Notice that QoD 80 (not 100) gives a slightly lower confidence bonus than a fully confirmed finding, which is the right behaviour. It prevents the model from treating every finding as equally real regardless of how it was detected.

The Dashboard Output

The final output is a ranked CSV and a severity visualizations that shows how many Critical, High, Medium, Low findings were observed.

The key insight from my results: High severity findings can be ranked higher than Critical ones, purely because they sat on open network ports with no available patch and high detection confidence. Raw severity alone would have given me the wrong fix order.

What I Took Away From This

A few things stood out that I didn't expect going in:

• QoD is underrated. It filters out noise meaningfully. Low-confidence findings are worth tracking, but they shouldn't be driving your sprint planning.
• Solution Type changes the conversation. "WillNotFix" isn't just a flag. It means you need a whole different response strategy. Firewall rules, network segmentation, disabling the service. That's harder than patching and deserves to be prioritized as such.
• The thresholds need tuning. The score cutoffs I chose (120, 90, 70) work for my dataset, but they may not be right for yours. After scoring your data, print a distribution and look for natural clusters. Adjusting those numbers based on what you actually see is the right approach, not copying mine blindly.
• Prioritization is the real skill. Anyone can run a scanner.
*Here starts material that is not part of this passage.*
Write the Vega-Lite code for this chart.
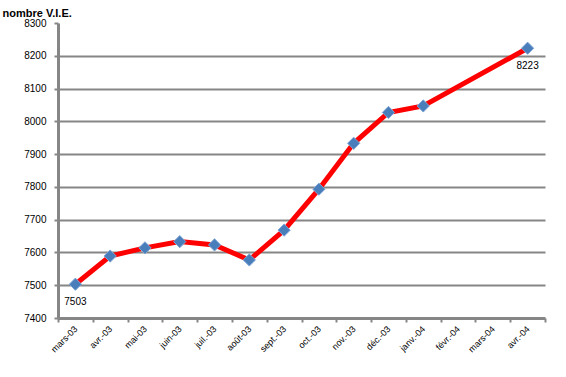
{
  "$schema": "https://vega.github.io/schema/vega-lite/v6.json",
  "autosize": {"type": "none"},
  "width": 487,
  "height": 295,
  "padding": {"left": 58, "top": 23, "right": 21, "bottom": 59},
  "background": "white",
  "config": {"view": {"stroke": null}, "font": "Liberation Sans"},
  "data": {
    "values": [
      {"mois": "mars-03", "nombre": 7503, "label": "7503"},
      {"mois": "avr.-03", "nombre": 7589, "label": ""},
      {"mois": "mai-03", "nombre": 7614, "label": ""},
      {"mois": "juin-03", "nombre": 7633, "label": ""},
      {"mois": "juil.-03", "nombre": 7623, "label": ""},
      {"mois": "août-03", "nombre": 7577, "label": ""},
      {"mois": "sept.-03", "nombre": 7668, "label": ""},
      {"mois": "oct.-03", "nombre": 7793, "label": ""},
      {"mois": "nov.-03", "nombre": 7933, "label": ""},
      {"mois": "déc.-03", "nombre": 8027, "label": ""},
      {"mois": "janv.-04", "nombre": 8047, "label": ""},
      {"mois": "févr.-04", "nombre": null, "label": ""},
      {"mois": "mars-04", "nombre": null, "label": ""},
      {"mois": "avr.-04", "nombre": 8223, "label": "8223"}
    ]
  },
  "encoding": {
    "x": {
      "field": "mois",
      "type": "ordinal",
      "sort": null,
      "scale": {"domain": ["mars-03","avr.-03","mai-03","juin-03","juil.-03","août-03","sept.-03","oct.-03","nov.-03","déc.-03","janv.-04","févr.-04","mars-04","avr.-04"], "paddingInner": 0, "paddingOuter": 0},
      "axis": {
        "title": null,
        "labelAngle": -45,
        "labelAlign": "right",
        "labelBaseline": "middle",
        "labelFontSize": 9,
        "labelColor": "#000000",
        "labelPadding": 5,
        "tickBand": "extent",
        "tickSize": 4,
        "tickColor": "#868686",
        "tickWidth": 2,
        "domainColor": "#868686",
        "domainWidth": 3,
        "grid": false
      }
    },
    "y": {
      "field": "nombre",
      "type": "quantitative",
      "scale": {"domain": [7400, 8300], "zero": false, "nice": false},
      "axis": {
        "values": [7400,7500,7600,7700,7800,7900,8000,8100,8200,8300],
        "format": "d",
        "title": "nombre V.I.E.",
        "titleAngle": 0,
        "titleAlign": "left",
        "titleBaseline": "alphabetic",
        "titleX": -56,
        "titleY": -7,
        "titleFontSize": 11,
        "titleFontWeight": "bold",
        "titleColor": "#000000",
        "labelFontSize": 10,
        "labelColor": "#000000",
        "labelPadding": 8,
        "tickSize": 4,
        "tickColor": "#868686",
        "tickWidth": 2,
        "domainColor": "#868686",
        "domainWidth": 3,
        "grid": true,
        "gridColor": "#868686",
        "gridWidth": 2,
        "gridOpacity": {"condition": {"test": "datum.value == 8300 || datum.value == 7400", "value": 0}, "value": 1}
      }
    }
  },
  "layer": [
    {"transform": [{"filter": "isValid(datum.nombre)"}], "mark": {"type": "line", "color": "#FF0000", "strokeWidth": 5}},
    {"transform": [{"filter": "isValid(datum.nombre)"}], "mark": {"type": "point", "shape": "diamond", "filled": true, "size": 150, "color": "#4A7EBB", "stroke": "#7FA6D6", "strokeWidth": 1, "opacity": 1}},
    {"transform": [{"filter": "isValid(datum.nombre)"}], "mark": {"type": "text", "dy": 18, "fontSize": 10, "color": "#000000"}, "encoding": {"text": {"field": "label"}}}
  ]
}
The value is in knowing which 5 findings to bring to a sprint planning meeting and being able to explain why in terms the business understands.

Reproduce It Yourself

Everything you need:

• VirtualBox (free) — virtualbox.org
• Kali Linux pre-built VM — kali.org/get-kali
• Metasploitable2 — search "Metasploitable2 SourceForge"
• OpenVAS — pre-installed on Kali, setup via gvm-setup
• Python with pandas and matplotlib

Total cost: $0. Time investment: roughly one weekend.